Wagner’s point is somewhat diffuse. She explores why some buildings are lost and others saved, and she points her finger at capitalism as the chief villain. Again, perhaps. But if you read her piece analytically, it seems to me that, with or without market forces, lovely old classical buildings are safer than modernist, mid-century modern and postmodern buildings. Buildings of the pre-modern age tend to last far more than just a generation or two.
I like the motto at the bottom of the emails sent to a classicists’ discussion board, the TradArch list. It says “Things are not good because they are old but are old because they are good.” Kate Wagner should think about that.
Perhaps the principle of Occam’s Razor – that the simplest explanation is the most likely explanation – applies here. Buildings that are beautiful are more likely to be loved and thus more likely to last. Their owners and users are more likely to pay for their repair and maintenance. Buildings that are ugly are more likely to be neglected, reach a state of decrepidity beyond repair, and bite the dust sooner. Most of the buildings whose demise is rued by Wagner are modernist. She notes that even a Frank Lloyd Wright building just received its comeuppance in Montana.
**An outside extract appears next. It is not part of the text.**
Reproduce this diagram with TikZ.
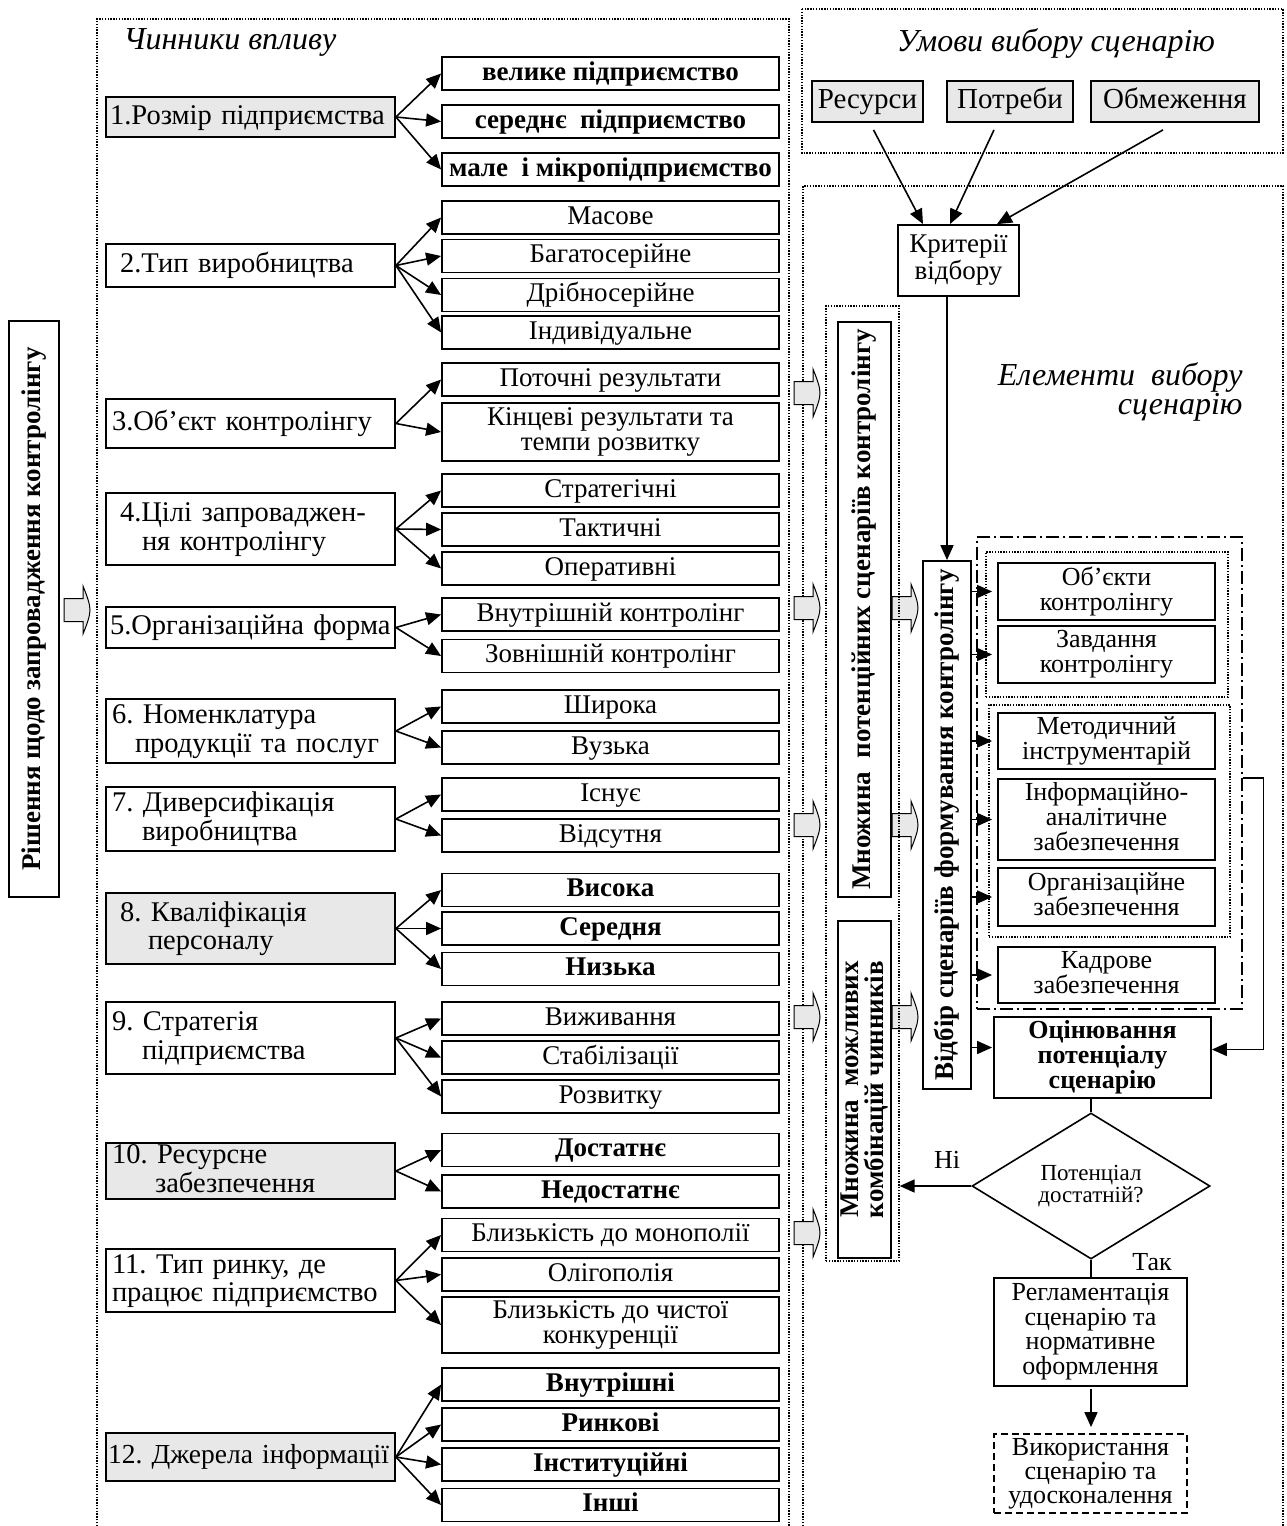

All of this should be kept in mind by those in Providence who attended Monday night’s public hearing on the proposed Fane Tower. I did, briefly, before being driven out by an inability to hear from the only seat I could find – in the balcony of the acoustically challenged Council Chambers. It is highly unlikely that the Fane tower, if built, will pour revenue into the city’s coffers beyond four decades. Very highly unlikely.